To add to discussion and correct some misconceptions:

@Janne: as Cameron points out the Open Knowledge Foundation's general position is one of supporting open data where "open" data includes data made available under licenses with attribution and share-alike clauses, though non-commercial restrictions are definitely not permitted (see http://www.opendefinition.org/ for precise details). The reason for excluding non-commercial is simple: share-alike is compatible with a commons open to everyone but non-commercial is not.

Panton Principles 1-3 are, in essence, saying make data "open" in the sense of http://www.opendefinition.org/. Principle 4 goes beyond this to specifically recommend public-domain only for data related to published science, especially where the work is publicly funded.

The rationale for this "stronger" position, at least for me, was that a) science has existing (very) strong norms for attribution (and, to a lesser extent, share-alike) b) science has strong up-front funding support from society which reduces some of the risks that share-alike addresses.

That said, I should emphasize that, in my view at least, the key feature is that the data be made open -- public domain dedication/licensing is "strongly recommended" but if you end up with an attribution or even share-alike type license that is still far, far better than not making the data available at all, or licensing it under non-commercial or other conditions.
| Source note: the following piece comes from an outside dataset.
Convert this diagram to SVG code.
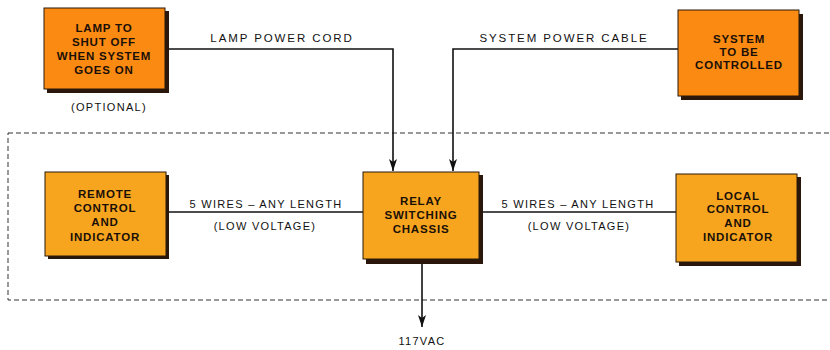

@Bill: I remain completely unconvinced by the attribution stacking argument and I find its logic in this area rather incoherent (we expect attribution to happen even with PD since it's part of the community norms in science. As such attribution stacking happens with or without a license -- unless attribution actually won't be happening which is a serious issue ...). I'm also unclear why copyleft does not work for DBs (I agree using CC licenses for it isn't a good idea but there are others such as the Open Database License (ODbL). For more detail see earlier posts such as: http://blog.okfn.org/2009/02/02/open-data-openness-and-licensing/ and http://blog.okfn.org/2009/02/09/comments-on-the-science-commons-protoco…

@Cameron: the contract point about the ODbL is, in my view, very minor and is turning into a bit of a misconception so I should correct it. The main "enforcement" mechanism of the SA conditions in the ODbL remains existing IP rights whether copyright or sui-generis DB rights. Even the US where copyright in data(bases) is "weak" some copyright likely exists in most situations -- though of course not phone directories! I'd also point out that CC licenses also operate as contracts, at least in common-law jurisdictions such as the US and the UK so it's not as if the ODbL is being particularly unusual (though the ODbL is more explicit about this than CC licenses ...)

Lastly, I think it important emphasize that I don't see Share-Alike as non-commercial or anti-commercial. In the free/open-source software world there is lots of commercial activity around codebases that are GPL'd. Of course, it definitely makes it harder for some commercial users to use the information if they want to use proprietarily or directly combine it with proprietary data and it also can cause problems when intermixing with other sets of data with openness restrictions (such as those caused by privacy restrictions). However, at the same time, I would point out that it can also encourage commercial use since commercial participants know their contributions won't be "free-ridden" upon.